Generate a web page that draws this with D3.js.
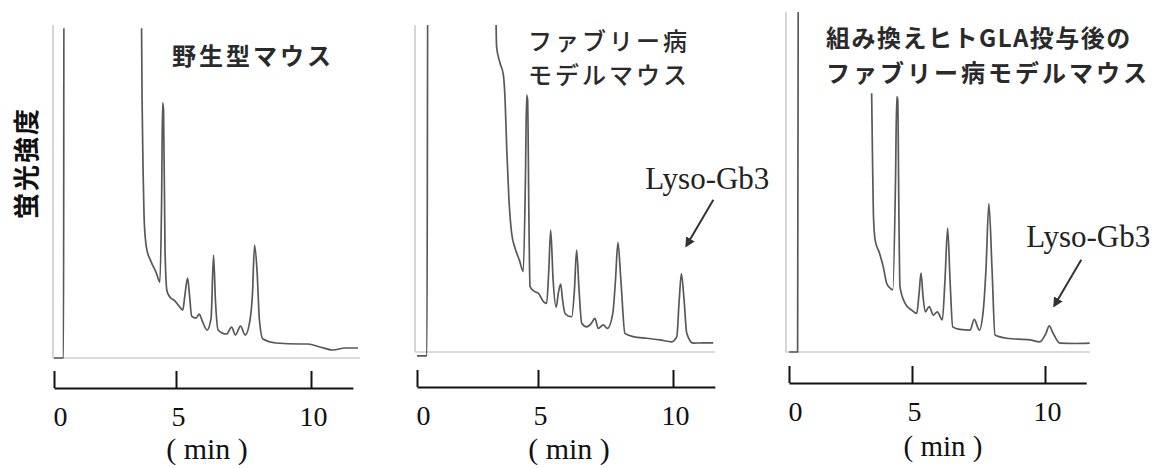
<!DOCTYPE html>
<html>
<head>
<meta charset="utf-8">
<script src="https://cdn.jsdelivr.net/npm/d3@7"></script>
<style>
  body { margin: 0; background: #fff; }
  .serif { font-family: "Liberation Serif", "DejaVu Serif", "Times New Roman", serif; }
  .cjk { font-family: "Noto Sans CJK JP", "Noto Sans", sans-serif; }
</style>
</head>
<body>
<svg id="chart" width="1164" height="468"></svg>
<script>
// values
// time in min, signal in % of full scale (130 = off the top, null = gap in trace)
const tickValues = [0, 5, 10];
const yLabel = "蛍光強度";
const xLabel = "( min )";
const peakLabel = "Lyso-Gb3";

// wild type mouse
const wtTitle = ["野生型マウス"];
const wtTime = [0, 0.39, 0.41, 3.55, 3.61, 3.65, 3.69, 3.75, 3.81, 3.95, 4.18, 4.34,
  4.41, 4.45, 4.49, 4.55, 4.63, 4.75, 4.96, 5.11, 5.25, 5.33, 5.43, 5.50, 5.58, 5.74,
  5.86, 5.96, 6.15, 6.30, 6.39, 6.46, 6.56, 6.87, 7.06, 7.20, 7.39, 7.56, 7.74, 7.83,
  7.91, 8.00, 8.09, 8.22, 8.70, 9.59, 9.89, 10.33, 10.81, 11.26, 11.74];
const wtSignal = [0, 0, 130, 130, 77.5, 56.5, 42.9, 35.4, 32.4, 29.4, 25.8, 22.8,
  47.4, 76.6, 74.5, 32.4, 20.1, 18.3, 17.1, 15.6, 14.4, 18.9, 24.0, 18.9, 12.6, 12.0,
  13.2, 11.4, 8.4, 12.0, 30.9, 17.4, 8.4, 7.2, 9.3, 6.9, 9.6, 6.9, 11.4, 18.9,
  33.9, 26.4, 11.4, 5.7, 4.5, 4.2, 4.2, 3.3, 2.4, 3.0, 3.0];

// fabry model mouse
const fbTitle = ["ファブリー病", "モデルマウス"];
const fbTime = [0, 0.41, 0.45, 3.20, 3.29, 3.43, 3.57, 3.64, 3.71, 3.80, 3.91, 4.05,
  4.23, 4.39, 4.48, 4.53, 4.57, 4.63, 4.67, 4.88, 5.01, 5.20, 5.32, 5.40, 5.47, 5.56,
  5.67, 5.76, 5.84, 5.91, 6.00, 6.12, 6.25, 6.35, 6.43, 6.52, 6.62, 6.80, 6.96, 7.11,
  7.23, 7.42, 7.57, 7.77, 7.87, 7.96, 8.07, 8.22, 8.53, 9.03, 9.52, 9.95, 10.14, 10.23,
  10.31, 10.41, 10.51, 10.75, 11.11, 11.49];
const fbSignal = [-1.2, -1.2, 130, 130, 93.3, 88.4, 84.7, 77.1, 61.8, 46.5, 36.4, 31.8,
  28.1, 24.6, 52.6, 78.6, 77.1, 37.3, 20.0, 18.4, 18.0, 15.4, 14.9, 25.1, 37.3, 22.0,
  13.7, 18.3, 20.8, 15.9, 11.8, 11.0, 10.8, 19.0, 31.2, 19.0, 8.8, 7.7, 8.6, 10.3,
  7.2, 8.3, 7.2, 11.8, 22.0, 33.5, 22.0, 5.7, 4.7, 4.2, 3.7, 3.1, 4.7, 15.9,
  23.9, 15.9, 5.7, 2.7, 2.8, 2.8];
const fbLysoPeak = [10.31, 23.9];

// fabry model mouse after recombinant human GLA
const trTitle = ["組み換えヒトGLA投与後の", "ファブリー病モデルマウス"];
const trTime = [0, 0.35, 0.38, 0.40, 3.36, 3.39, 3.43, 3.50, 3.67, 3.83, 3.97, 4.11,
  4.22, 4.33, 4.38, 4.42, 4.47, 4.51, 4.72, 4.99, 5.18, 5.26, 5.34, 5.41, 5.50, 5.65,
  5.80, 5.95, 6.14, 6.24, 6.34, 6.43, 6.53, 6.80, 7.18, 7.34, 7.53, 7.68, 7.78, 7.89,
  8.01, 8.12, 8.56, 9.44, 9.81, 10.04, 10.16, 10.30, 10.56, 11.12, 11.68];
const trSignal = [0, 0, 130, null, 79.1, 61.8, 42.4, 34.3, 30.4, 26.1, 21.0, 19.5,
  19.0, 52.6, 78.1, 77.1, 40.4, 20.0, 14.9, 12.8, 11.8, 17.4, 24.1, 17.4, 12.3, 13.9,
  11.3, 12.3, 9.8, 22.0, 37.9, 22.0, 7.7, 6.9, 6.7, 10.0, 6.7, 12.8, 25.1, 45.4,
  25.1, 5.2, 4.2, 3.7, 3.1, 5.8, 8.0, 5.8, 2.7, 2.6, 2.7];
const trLysoPeak = [10.16, 8.0];

const svg = d3.select("#chart");

svg.append("defs").append("marker")
  .attr("id", "arrow")
  .attr("viewBox", "0 0 10 10")
  .attr("refX", 8).attr("refY", 5)
  .attr("markerWidth", 5).attr("markerHeight", 5)
  .attr("orient", "auto")
  .append("path")
  .attr("d", "M0,0 L10,5 L0,10 z")
  .attr("fill", "#333");

// layout of each panel (the printed tick spacing is slightly uneven, so 3-point scales)
const panels = [
  { time: wtTime, signal: wtSignal, title: wtTitle, weight: 700, spacing: [3],
    xr: [54, 176, 311], base: 358, frameL: 53, frameR: 360, frameTop: 100, clip: 99,
    axisY: 388, axisEnd: 11.55, minY: 459, minSize: 30, titleX: 172, titleY: [65], lyso: null },
  { time: fbTime, signal: fbSignal, title: fbTitle, weight: 500, spacing: [3, 3],
    xr: [417, 538, 673], base: 352, frameL: 415, frameR: 715, frameTop: 100, clip: 100,
    axisY: 387, axisEnd: 11.55, minY: 459, minSize: 30, titleX: 528, titleY: [50, 84],
    lyso: fbLysoPeak, gap: 28, labelDx: -68, labelDy: -11 },
  { time: trTime, signal: trSignal, title: trTitle, weight: 700, spacing: [1.5, 3],
    xr: [789, 912, 1045], base: 352, frameL: 786, frameR: 1090, frameTop: 104, clip: 104,
    axisY: 383, axisEnd: 11.55, minY: 456, minSize: 29, titleX: 826, titleY: [47, 82],
    lyso: trLysoPeak, gap: 20, labelDx: -55, labelDy: -13 }
];

panels.forEach(function(p, i) {
  let x = d3.scaleLinear().domain(tickValues).range(p.xr);
  let y = d3.scaleLinear().domain([0, 100]).range([p.base, 25]);
  let g = svg.append("g");

  // light frame (left edge + zero line)
  g.append("line")
    .attr("x1", p.frameL).attr("x2", p.frameL)
    .attr("y1", y(0)).attr("y2", y(p.frameTop))
    .attr("stroke", "#c8c8c8").attr("stroke-width", 1.5);
  g.append("line")
    .attr("x1", p.frameL).attr("x2", p.frameR)
    .attr("y1", y(0)).attr("y2", y(0))
    .attr("stroke", "#cfcfcf").attr("stroke-width", 1.5);

  // trace, clipped at the top of the frame
  g.append("clipPath").attr("id", "clip" + i)
    .append("rect")
    .attr("x", p.frameL).attr("y", y(p.clip))
    .attr("width", p.frameR - p.frameL + 5)
    .attr("height", y(-5) - y(p.clip));

  let pts = p.time.map(function(t, j) { return { t: t, v: p.signal[j] }; });
  let line = d3.line()
    .defined(function(d) { return d.v !== null; })
    .x(function(d) { return x(d.t); })
    .y(function(d) { return y(d.v); })
    .curve(d3.curveMonotoneX);

  g.append("path")
    .datum(pts)
    .attr("clip-path", "url(#clip" + i + ")")
    .attr("d", line)
    .attr("fill", "none")
    .attr("stroke", "#585858")
    .attr("stroke-width", 1.7)
    .attr("stroke-linejoin", "round");

  // time axis bar below
  let tEnd = p.axisEnd;
  let axisScale = d3.scaleLinear()
    .domain([0, 5, 10, tEnd])
    .range([x(0), x(5), x(10), x(tEnd)]);
  let ax = g.append("g")
    .attr("transform", "translate(0," + p.axisY + ")")
    .call(d3.axisBottom(axisScale)
      .tickValues(tickValues)
      .tickSizeInner(-17)
      .tickSizeOuter(0)
      .tickPadding(18)
      .tickFormat(d3.format("d")));
  ax.attr("font-family", null).attr("font-size", null);
  ax.select(".domain").attr("stroke", "#111").attr("stroke-width", 2.2);
  ax.selectAll(".tick line").attr("stroke", "#111").attr("stroke-width", 2);
  ax.selectAll(".tick text")
    .attr("class", "serif")
    .style("font-size", "28px")
    .attr("fill", "#111")
    .attr("dx", function(d) { return d === 0 ? 6 : 2; });

  g.append("text")
    .attr("class", "serif")
    .attr("x", x(5) + 31).attr("y", p.minY)
    .attr("text-anchor", "middle")
    .style("font-size", p.minSize + "px")
    .attr("fill", "#111")
    .text(xLabel);

  // panel title
  p.title.forEach(function(s, k) {
    g.append("text")
      .attr("class", "cjk")
      .attr("x", p.titleX).attr("y", p.titleY[k])
      .style("font-weight", p.weight)
      .style("font-size", "24px")
      .attr("letter-spacing", p.spacing[k])
      .attr("fill", "#2a2a2a")
      .text(s);
  });

  // Lyso-Gb3 annotation
  if (p.lyso) {
    let ex = x(p.lyso[0]) + 5;
    let ey = y(p.lyso[1]) - p.gap;
    let sx = ex + 27;
    let sy = ey - 46;
    g.append("line")
      .attr("x1", sx).attr("y1", sy)
      .attr("x2", ex).attr("y2", ey)
      .attr("stroke", "#333").attr("stroke-width", 2)
      .attr("marker-end", "url(#arrow)");
    g.append("text")
      .attr("class", "serif")
      .attr("x", sx + p.labelDx).attr("y", sy + p.labelDy)
      .style("font-size", "31px")
      .attr("fill", "#222")
      .text(peakLabel);
  }
});

// shared y label
svg.append("text")
  .attr("class", "cjk")
  .attr("transform", "translate(36,163) rotate(-90)")
  .attr("text-anchor", "middle")
  .style("font-weight", 700)
  .style("font-size", "26px")
  .attr("letter-spacing", 2)
  .attr("fill", "#111")
  .text(yLabel);
</script>
</body>
</html>
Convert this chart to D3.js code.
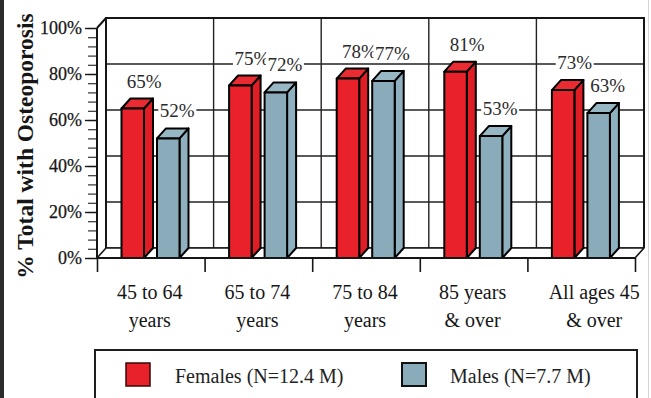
<!DOCTYPE html>
<html>
<head>
<meta charset="utf-8">
<script src="https://cdn.jsdelivr.net/npm/d3@7"></script>
<style>
  html, body { margin: 0; padding: 0; background: #fff; }
  svg { display: block; }
</style>
</head>
<body>
<svg id="chart" width="651" height="398"></svg>
<script>
// ---- data ----
const categories = ["45 to 64\nyears", "65 to 74\nyears", "75 to 84\nyears", "85 years\n& over", "All ages 45\n& over"];
const seriesNames = ["Females (N=12.4 M)", "Males (N=7.7 M)"];
const females = [65, 75, 78, 81, 73];
const males = [52, 72, 77, 53, 63];
const yTickValues = [0, 20, 40, 60, 80, 100];
const yMinorValues = d3.range(0, 101, 4);
const yTitle = "% Total with Osteoporosis";

// ---- layout ----
const svg = d3.select("#chart");
const serif = "'Liberation Serif', 'Times New Roman', serif";
const ink = "#161616";
const depth = { dx: 9, dy: 10 };
const plot = { left: 97, right: 635, top: 28, bottom: 258 };
const seriesValues = [females, males];
const fills = {
  front: ["#e8212a", "#8aabb9"],
  side:  ["#de1d25", "#8fb1bf"],
  top:   ["#ea2b32", "#97b7c4"]
};

const x = d3.scaleBand().domain(categories).range([plot.left, plot.right]);
const inner = d3.scaleBand().domain(seriesNames).range([24.5, 82.5]).paddingInner(0.366);
const y = d3.scaleLinear().domain([0, 100]).range([plot.bottom, plot.top]);
const xEdge = d3.scaleLinear().domain([0, categories.length]).range([plot.left, plot.right]);

// dark strip along the left edge of the page
svg.append("rect").attr("x", 0).attr("y", 0).attr("width", 4).attr("height", 398).attr("fill", "#2c2c2c");
svg.append("line").attr("x1", 648.5).attr("x2", 648.5).attr("y1", 0).attr("y2", 398)
  .attr("stroke", "#d4d4d4").attr("stroke-width", 1);

// ---- 3D box: back wall, left wall, floor ----
const bx0 = plot.left + depth.dx, bx1 = plot.right + depth.dx;
const by0 = plot.top - depth.dy, by1 = plot.bottom - depth.dy;

const wall = svg.append("g");
wall.append("rect").attr("x", bx0).attr("y", by0).attr("width", bx1 - bx0).attr("height", by1 - by0)
  .attr("fill", "#fff");

// horizontal gridlines on the back wall
wall.selectAll("line.hgrid").data(yTickValues).join("line")
  .attr("class", "hgrid")
  .attr("x1", bx0).attr("x2", bx1)
  .attr("y1", d => y(d) - depth.dy).attr("y2", d => y(d) - depth.dy)
  .attr("stroke", "#222").attr("stroke-width", 1.4);

// vertical gridlines at category boundaries
wall.selectAll("line.vgrid").data(d3.range(1, categories.length)).join("line")
  .attr("class", "vgrid")
  .attr("x1", d => xEdge(d) + depth.dx).attr("x2", d => xEdge(d) + depth.dx)
  .attr("y1", by0).attr("y2", by1)
  .attr("stroke", "#222").attr("stroke-width", 1.4);

// wall frame
wall.append("path")
  .attr("d", `M${bx0},${by1}V${by0}H${bx1}V${by1}`)
  .attr("fill", "none").attr("stroke", ink).attr("stroke-width", 2);

// floor
wall.append("path")
  .attr("d", `M${plot.left},${plot.bottom}L${bx0},${by1}H${bx1}L${plot.right},${plot.bottom}Z`)
  .attr("fill", "#fff").attr("stroke", ink).attr("stroke-width", 1.6).attr("stroke-linejoin", "round");

// left wall top edge
wall.append("line")
  .attr("x1", plot.left).attr("y1", plot.top).attr("x2", bx0).attr("y2", by0)
  .attr("stroke", ink).attr("stroke-width", 2);

// ---- bars ----
const bars = [];
categories.forEach((c, i) => {
  seriesNames.forEach((s, j) => {
    bars.push({ c, s, j, v: seriesValues[j][i], x: x(c) + inner(s), w: inner.bandwidth() });
  });
});

const barG = svg.append("g")
  .attr("stroke", "#000").attr("stroke-width", 2).attr("stroke-linejoin", "round");

bars.forEach(b => {
  const g = barG.append("g");
  const yt = y(b.v), y0 = y(0), dx = depth.dx, dy = depth.dy;
  g.append("path")
    .attr("d", `M${b.x + b.w},${yt}L${b.x + b.w + dx},${yt - dy}V${y0 - dy}L${b.x + b.w},${y0}Z`)
    .attr("fill", fills.side[b.j]);
  g.append("path")
    .attr("d", `M${b.x},${yt}L${b.x + dx},${yt - dy}H${b.x + b.w + dx}L${b.x + b.w},${yt}Z`)
    .attr("fill", fills.top[b.j]);
  g.append("rect")
    .attr("x", b.x).attr("y", yt).attr("width", b.w).attr("height", y0 - yt)
    .attr("fill", fills.front[b.j]);
});

// ---- value labels ----
const labelG = svg.append("g");
bars.forEach(b => {
  const g = labelG.append("g");
  const rect = g.append("rect").attr("fill", "#fff");
  const t = g.append("text")
    .attr("x", b.x + b.w / 2 + depth.dx + (b.j === 0 ? 2.5 : 0))
    .attr("y", y(b.v) - depth.dy - 11)
    .attr("text-anchor", "middle")
    .attr("font-family", serif).attr("font-size", 19)
    .attr("fill", "#2a2a2a")
    .text(b.v + "%");
  const bb = t.node().getBBox();
  rect.attr("x", bb.x - 1.5).attr("y", bb.y + 2).attr("width", bb.width + 3).attr("height", bb.height - 3);
});

// ---- y axis ----
const yMinor = svg.append("g").attr("transform", `translate(${plot.left},0)`)
  .call(d3.axisLeft(y).tickValues(yMinorValues).tickSize(9).tickFormat(""));
yMinor.select(".domain").remove();
yMinor.selectAll("line").attr("stroke", "#333").attr("stroke-width", 1.2);

const yAxis = svg.append("g").attr("transform", `translate(${plot.left},0)`)
  .call(d3.axisLeft(y).tickValues(yTickValues).tickSize(12).tickPadding(3).tickFormat(d => d + "%"));
yAxis.select(".domain").remove();
yAxis.selectAll("line").attr("stroke", ink).attr("stroke-width", 1.4);
yAxis.selectAll("text")
  .attr("font-family", serif).attr("font-size", 18).attr("fill", ink)
  .attr("stroke", ink).attr("stroke-width", 0.25);

svg.append("line")
  .attr("x1", plot.left).attr("x2", plot.left).attr("y1", plot.top).attr("y2", plot.bottom)
  .attr("stroke", ink).attr("stroke-width", 2);

// y title
const title = svg.append("text")
  .attr("transform", "translate(33,146) rotate(-90)")
  .attr("text-anchor", "middle")
  .attr("font-family", serif).attr("font-weight", "bold").attr("font-size", 23.5)
  .attr("fill", ink)
  .text(yTitle);

// ---- x axis ----
const xAxis = svg.append("g").attr("transform", `translate(0,${plot.bottom})`)
  .call(d3.axisBottom(xEdge).tickValues(d3.range(0, categories.length + 1)).tickSize(14).tickFormat(""));
xAxis.select(".domain").remove();
xAxis.selectAll("line").attr("stroke", ink).attr("stroke-width", 1.6);
svg.append("line")
  .attr("x1", plot.left).attr("x2", plot.right).attr("y1", plot.bottom).attr("y2", plot.bottom)
  .attr("stroke", ink).attr("stroke-width", 2);

const labelNudge = [-1, -1, -1, -1, 13];
categories.forEach((c, i) => {
  const t = svg.append("text")
    .attr("text-anchor", "middle")
    .attr("font-family", serif).attr("font-size", 20).attr("fill", ink);
  c.split("\n").forEach((line, k) => {
    t.append("tspan")
      .attr("x", x(c) + x.bandwidth() / 2 + labelNudge[i])
      .attr("y", 299 + k * 28)
      .text(line);
  });
});

// ---- legend ----
const legend = svg.append("g");
legend.append("rect")
  .attr("x", 95).attr("y", 350).attr("width", 542).attr("height", 70)
  .attr("fill", "#fff").attr("stroke", "#1e1e1e").attr("stroke-width", 2);

const legendItems = [
  { name: seriesNames[0], sx: 126, tx: 175, stroke: "#3a0808", sw: 1.5 },
  { name: seriesNames[1], sx: 402, tx: 450, stroke: "#111", sw: 2 }
];
legendItems.forEach((d, j) => {
  legend.append("rect")
    .attr("x", d.sx).attr("y", 363).attr("width", 24).attr("height", 23)
    .attr("fill", fills.front[j]).attr("stroke", d.stroke).attr("stroke-width", d.sw);
  legend.append("text")
    .attr("x", d.tx).attr("y", 383)
    .attr("font-family", serif).attr("font-size", 20).attr("fill", "#222")
    .text(d.name);
});
</script>
</body>
</html>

##############################

**Given exercise**
From the top of the listing above, repeat each line exactly until you reach the line containing "33.9, 26.4, 11.4, 5.7, 4.5, 4.2, 4.2, 3.3, 2.4, 3.0, 3.0];", and repeat that one too. Leave the pictures out.

**Task answer**
Generate a web page that draws this with D3.js.
<!DOCTYPE html>
<html>
<head>
<meta charset="utf-8">
<script src="https://cdn.jsdelivr.net/npm/d3@7"></script>
<style>
  body { margin: 0; background: #fff; }
  .serif { font-family: "Liberation Serif", "DejaVu Serif", "Times New Roman", serif; }
  .cjk { font-family: "Noto Sans CJK JP", "Noto Sans", sans-serif; }
</style>
</head>
<body>
<svg id="chart" width="1164" height="468"></svg>
<script>
// values
// time in min, signal in % of full scale (130 = off the top, null = gap in trace)
const tickValues = [0, 5, 10];
const yLabel = "蛍光強度";
const xLabel = "( min )";
const peakLabel = "Lyso-Gb3";

// wild type mouse
const wtTitle = ["野生型マウス"];
const wtTime = [0, 0.39, 0.41, 3.55, 3.61, 3.65, 3.69, 3.75, 3.81, 3.95, 4.18, 4.34,
  4.41, 4.45, 4.49, 4.55, 4.63, 4.75, 4.96, 5.11, 5.25, 5.33, 5.43, 5.50, 5.58, 5.74,
  5.86, 5.96, 6.15, 6.30, 6.39, 6.46, 6.56, 6.87, 7.06, 7.20, 7.39, 7.56, 7.74, 7.83,
  7.91, 8.00, 8.09, 8.22, 8.70, 9.59, 9.89, 10.33, 10.81, 11.26, 11.74];
const wtSignal = [0, 0, 130, 130, 77.5, 56.5, 42.9, 35.4, 32.4, 29.4, 25.8, 22.8,
  47.4, 76.6, 74.5, 32.4, 20.1, 18.3, 17.1, 15.6, 14.4, 18.9, 24.0, 18.9, 12.6, 12.0,
  13.2, 11.4, 8.4, 12.0, 30.9, 17.4, 8.4, 7.2, 9.3, 6.9, 9.6, 6.9, 11.4, 18.9,
  33.9, 26.4, 11.4, 5.7, 4.5, 4.2, 4.2, 3.3, 2.4, 3.0, 3.0];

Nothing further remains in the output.